A new report has questioned the reliability of Tesla Inc.’s (NASDAQ: TSLA) Model 3. Ultimately, Consumer Reports claimed that it will no longer recommend Tesla’s Model 3 for a number of reasons.
The Consumer Reports recommendation is based on a few factors, including the feedback of vehicle owners, crash test performance and the testing and reviews conducted by the Consumer Reports auto team. The group reached its conclusion after reading reports of Tesla owners complaining about the fit and finish of their vehicles.
It’s worth pointing out that this new data from Consumer Reports comes from is annual owner satisfaction survey, which runs from July through September, so the vast majority of these issues already have been corrected through design and manufacturing improvements. Tesla has said that it already is seeing a significant improvement in its field data since that time.
On the other hand, this report confirms the concern many analysts have raised about the quality of Tesla models slipping as the automaker ramped up production last year.
According to CNBC, at one point, Tesla added an additional Model 3 assembly line by erecting a permanent tent outside its assembly plant in Fremont, California. Reports of production issues ranged from robots on the assembly line not working properly to Tesla employees claiming the company was churning out a high volume of flawed parts that led to the automaker needing to rework and repair new models before they were shipped to customers.

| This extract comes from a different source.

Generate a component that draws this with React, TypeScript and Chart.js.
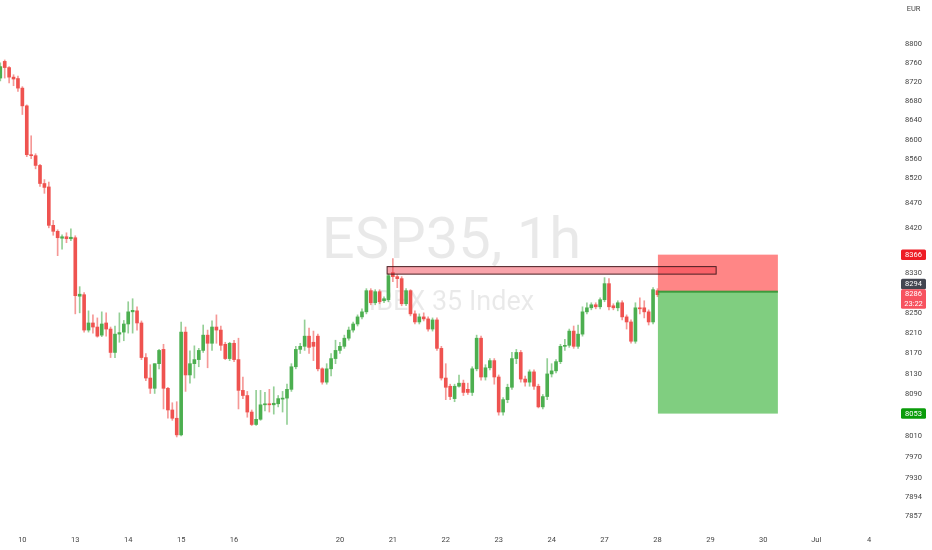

Jake Fisher, senior director of Automotive Testing at Consumer Reports, commented:
When we look at the Model 3 lot of the issues are the electronics. There are some issues replacing the (navigation/infotainment) screens, for instance, but we’ve seen other issues in terms of the trim breaking and the glass.
While many Tesla owners may not be happy about the reliability of their car, Consumer Reports says those owners are generally satisfied with their electric vehicles.
Shares of Tesla were last seen down about 1.5% at $297.96 on Thursday, in a 52-week range of $244.59 to $387.46. The stock has a consensus price target of $332.44.